» **Data lines**:
--- Begin ---
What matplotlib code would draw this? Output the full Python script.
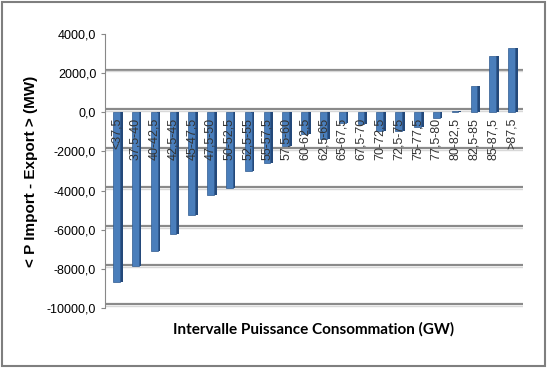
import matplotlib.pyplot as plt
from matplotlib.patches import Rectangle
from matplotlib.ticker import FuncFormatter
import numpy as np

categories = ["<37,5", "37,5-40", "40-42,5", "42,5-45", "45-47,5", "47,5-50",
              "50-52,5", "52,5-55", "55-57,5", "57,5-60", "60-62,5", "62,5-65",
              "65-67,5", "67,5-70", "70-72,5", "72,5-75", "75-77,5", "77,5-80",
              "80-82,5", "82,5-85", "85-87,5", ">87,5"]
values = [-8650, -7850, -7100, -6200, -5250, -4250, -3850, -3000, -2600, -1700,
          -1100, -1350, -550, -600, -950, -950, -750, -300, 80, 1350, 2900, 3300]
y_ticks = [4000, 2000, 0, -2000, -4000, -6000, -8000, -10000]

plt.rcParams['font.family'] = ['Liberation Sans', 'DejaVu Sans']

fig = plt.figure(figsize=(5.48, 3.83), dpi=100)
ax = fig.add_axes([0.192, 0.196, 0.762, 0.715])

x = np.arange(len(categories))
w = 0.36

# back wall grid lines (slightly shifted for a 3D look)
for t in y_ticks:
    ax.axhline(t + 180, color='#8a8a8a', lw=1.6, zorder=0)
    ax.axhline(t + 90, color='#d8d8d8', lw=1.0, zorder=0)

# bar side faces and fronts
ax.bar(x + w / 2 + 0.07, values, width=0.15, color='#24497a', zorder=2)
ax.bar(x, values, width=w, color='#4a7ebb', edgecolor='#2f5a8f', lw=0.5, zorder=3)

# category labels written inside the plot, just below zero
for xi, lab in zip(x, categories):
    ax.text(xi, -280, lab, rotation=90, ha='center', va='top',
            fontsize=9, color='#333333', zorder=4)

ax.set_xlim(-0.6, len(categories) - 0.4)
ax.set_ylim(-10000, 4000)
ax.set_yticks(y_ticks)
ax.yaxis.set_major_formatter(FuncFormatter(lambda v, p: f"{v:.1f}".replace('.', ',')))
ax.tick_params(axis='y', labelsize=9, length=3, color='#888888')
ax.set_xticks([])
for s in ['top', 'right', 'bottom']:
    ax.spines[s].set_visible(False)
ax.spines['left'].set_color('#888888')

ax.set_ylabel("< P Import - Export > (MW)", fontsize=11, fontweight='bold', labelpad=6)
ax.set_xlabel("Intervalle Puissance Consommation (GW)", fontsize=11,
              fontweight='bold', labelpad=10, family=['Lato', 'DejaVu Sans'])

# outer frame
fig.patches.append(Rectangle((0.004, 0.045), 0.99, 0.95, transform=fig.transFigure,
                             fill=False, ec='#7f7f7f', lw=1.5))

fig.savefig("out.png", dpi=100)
--- End ---
» **Exercise instructions**: Only the lines from the start of the material through the line containing "plt.rcParams['font.family'] = ['Liberation" should be transcribed. Pictures stay out.

» **Solution below**:
What matplotlib code would draw this? Output the full Python script.
import matplotlib.pyplot as plt
from matplotlib.patches import Rectangle
from matplotlib.ticker import FuncFormatter
import numpy as np

categories = ["<37,5", "37,5-40", "40-42,5", "42,5-45", "45-47,5", "47,5-50",
              "50-52,5", "52,5-55", "55-57,5", "57,5-60", "60-62,5", "62,5-65",
              "65-67,5", "67,5-70", "70-72,5", "72,5-75", "75-77,5", "77,5-80",
              "80-82,5", "82,5-85", "85-87,5", ">87,5"]
values = [-8650, -7850, -7100, -6200, -5250, -4250, -3850, -3000, -2600, -1700,
          -1100, -1350, -550, -600, -950, -950, -750, -300, 80, 1350, 2900, 3300]
y_ticks = [4000, 2000, 0, -2000, -4000, -6000, -8000, -10000]

plt.rcParams['font.family'] = ['Liberation Sans', 'DejaVu Sans']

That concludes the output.